Mobeen Tahir, associate director of research at ETF specialist WisdomTree, argues the economic recovery will be slow.
It is useful to follow economic data. But caution is warranted. The Purchasing Managers Index (PMI) is a helpful indicator to gauge the state of the economy. A reading above 50, at any point in time, signals that economic activity is expanding whereas a reading below 50 signals contraction.
The Manufacturing PMI for the United States has surged past 50 – recovering strongly from where it was in April and May. Another encouraging data point is the addition of 4.8 million jobs in the US economy during June after 2.5 million jobs were added in May.
This is positive news for equity markets.
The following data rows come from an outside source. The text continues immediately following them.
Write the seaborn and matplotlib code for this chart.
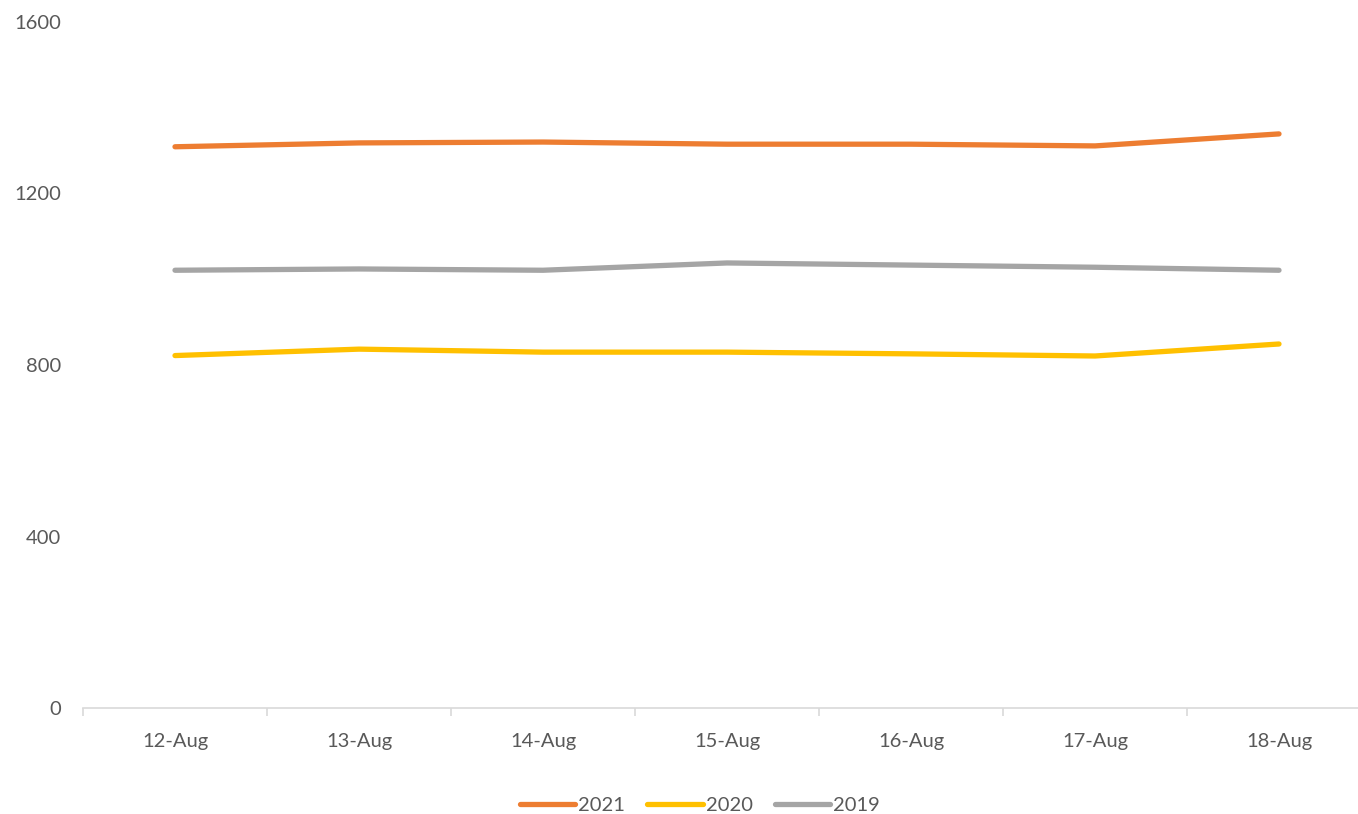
import pandas as pd
import matplotlib.pyplot as plt
import seaborn as sns
from matplotlib.ticker import FixedLocator

# data
days = ['12-Aug', '13-Aug', '14-Aug', '15-Aug', '16-Aug', '17-Aug', '18-Aug']
y2021 = [1309, 1318, 1320, 1315, 1315, 1311, 1339]
y2020 = [822, 837, 830, 830, 826, 821, 849]
y2019 = [1021, 1024, 1021, 1038, 1033, 1028, 1021]

years = ['2021', '2020', '2019']
colors = {'2021': '#ED7D31', '2020': '#FFC000', '2019': '#A5A5A5'}

df = pd.DataFrame({'day': days * 3,
                   'value': y2021 + y2020 + y2019,
                   'year': ['2021'] * 7 + ['2020'] * 7 + ['2019'] * 7})

sns.set_style('white')
plt.rcParams['font.family'] = ['Lato', 'DejaVu Sans']
text_col = '#595959'
fs = 14.5

fig = plt.figure(figsize=(13.58, 8.14), dpi=100)
ax = fig.add_axes([83 / 1358, 106 / 814, 1288 / 1358, 686 / 814])

sns.lineplot(data=df, x='day', y='value', hue='year', hue_order=years,
             palette=colors, linewidth=3.8, ax=ax, legend=True)
for ln in ax.lines:
    ln.set_solid_capstyle('round')

ax.set_xlim(-0.5, 6.5)
ax.set_ylim(0, 1600)
ax.set_yticks([0, 400, 800, 1200, 1600])
ax.set_xlabel('')
ax.set_ylabel('')

for s in ['top', 'right', 'left']:
    ax.spines[s].set_visible(False)
ax.spines['bottom'].set_color('#D9D9D9')
ax.spines['bottom'].set_linewidth(1.2)

# small tick marks between the categories
ax.xaxis.set_minor_locator(FixedLocator([i - 0.5 for i in range(8)]))
ax.tick_params(axis='x', which='minor', bottom=True, length=6, width=1.2, color='#D9D9D9', direction='out')
ax.tick_params(axis='x', which='major', bottom=True, length=0, pad=18, labelsize=fs, labelcolor=text_col)
ax.tick_params(axis='y', length=0, pad=16, labelsize=fs, labelcolor=text_col)
ax.grid(False)

leg = ax.legend(loc='center', bbox_to_anchor=(700 / 1358, 9 / 814), bbox_transform=fig.transFigure,
                ncol=3, frameon=False, fontsize=fs, handlelength=2.75, handletextpad=0.15,
                columnspacing=1.1, labelcolor=text_col)
for h in leg.get_lines():
    h.set_linewidth(3.8)
    h.set_solid_capstyle('round')

fig.savefig('out.png', dpi=100)
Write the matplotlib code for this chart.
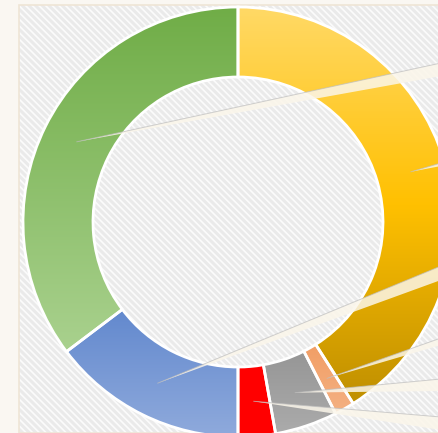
import numpy as np
import matplotlib
matplotlib.use("Agg")
import matplotlib.pyplot as plt
from matplotlib.patches import Rectangle, Polygon
from matplotlib.colors import LinearSegmentedColormap

# ---- data (clockwise from 12 o'clock) ----
categories = ["Yellow", "Orange", "Gray", "Red", "Blue", "Green"]
values = [41.0, 1.5, 4.7, 2.8, 14.7, 35.3]
# gradient stops (top -> bottom) per slice
gradients = [
    ["#ffd966", "#ffc000", "#bf8f00"],
    ["#ed7d31", "#f4b183"],
    ["#757575", "#ababab"],
    ["#ff0000", "#ff0000"],
    ["#4472c4", "#8faadc"],
    ["#70ad47", "#a9d18e"],
]
# y (image px from top) where each leader line leaves the right edge
leader_end_top = [163, 338, 379, 417, 266, 63]
leader_end_bot = [166, 345, 391, 430, 280, 76]

W, H = 439, 433
fig = plt.figure(figsize=(W / 100, H / 100), dpi=100)
fig.patch.set_facecolor("#faf7f2")
ax = fig.add_axes([0, 0, 1, 1])
ax.set_xlim(0, W)
ax.set_ylim(0, H)
ax.set_axis_off()

# hatched plot area
plt.rcParams["hatch.linewidth"] = 1.2
bg = Rectangle((19, 0), W, H - 5, facecolor="#eaeaea", edgecolor="#fbfbfb",
               hatch="\\\\\\\\\\", linewidth=0, zorder=0)
ax.add_patch(bg)
ax.add_patch(Rectangle((19, 0), W, H - 5, facecolor="none", edgecolor="#efe5d6",
                       linewidth=1.2, zorder=0.5))

cx, cy = 238, H - 222
R, width = 215, 70
wedges, _ = ax.pie(values, radius=R, center=(cx, cy), startangle=90,
                   counterclock=False, frame=True,
                   wedgeprops=dict(width=width, edgecolor="white", linewidth=2))
ax.set_xlim(0, W)
ax.set_ylim(0, H)
ax.set_aspect("equal")
ax.set_axis_off()

for w, stops in zip(wedges, gradients):
    w.set_facecolor("none")
    w.set_zorder(3)
    verts = w.get_path().vertices
    y0, y1 = verts[:, 1].min(), verts[:, 1].max()
    x0, x1 = verts[:, 0].min(), verts[:, 0].max()
    cmap = LinearSegmentedColormap.from_list("g", stops)
    grad = np.linspace(0, 1, 256).reshape(-1, 1)
    im = ax.imshow(grad, cmap=cmap, extent=(x0, x1, y0, y1), origin="upper",
                   aspect="auto", zorder=2, interpolation="bilinear")
    im.set_clip_path(w)

ax.set_xlim(0, W)
ax.set_ylim(0, H)

# leader lines from slice mid-angles to labels off to the right
cum = np.cumsum([0] + values)
total = sum(values)
for i, v in enumerate(values):
    mid = (cum[i] + v / 2) / total * 2 * np.pi
    r = R - width / 2
    sx = cx + r * np.sin(mid)
    sy = cy + r * np.cos(mid)
    ex = W + 2
    poly = Polygon([(sx, sy), (ex, H - leader_end_top[i]), (ex, H - leader_end_bot[i])],
                   closed=True, facecolor="#fbf6ea", edgecolor="none", alpha=0.85, zorder=4)
    ax.add_patch(poly)
    ax.plot([sx, ex], [sy, H - leader_end_top[i]], color="#bdbdbd", lw=0.7,
            alpha=0.7, zorder=4.5)

fig.savefig("out.png", dpi=100, facecolor=fig.get_facecolor())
During a 4-day working week in the US last week, the S&P 500 Index was up over 2.5% while the NASDAQ Composite Index was up over 3.4%.
Why caution is warranted
The economic data is indeed encouraging and is a step in the right direction. It does not however amount to a V-shaped economic recovery. Investors should consider the following:
- PMIs highlight the month-on-month change in economic activity. With the US (and the global economy) emerging from strict lockdowns, a sharp recovery in PMIs is not surprising.
- The addition of around 7.3 million jobs in the US over May and June follows the loss of 20 million jobs in April. US unemployment in July is still extremely high at 11.1% and will return to more tolerable levels very gradually if the economy continues to improve.
- Gross domestic product (GDP) growth figures for Q2 2020 and inflation numbers for June are likely to present a more sobering picture of the world compared to equity markets.
- The pandemic is far from over and the US is experiencing a sharp increase in daily new cases since the middle of June.
Thus, even if the pandemic is overcome, the economic recovery is likely to be slow and steady. Investors should still be considering which equity exposures will add balance and robustness to their portfolios during the uncertainty which lies ahead.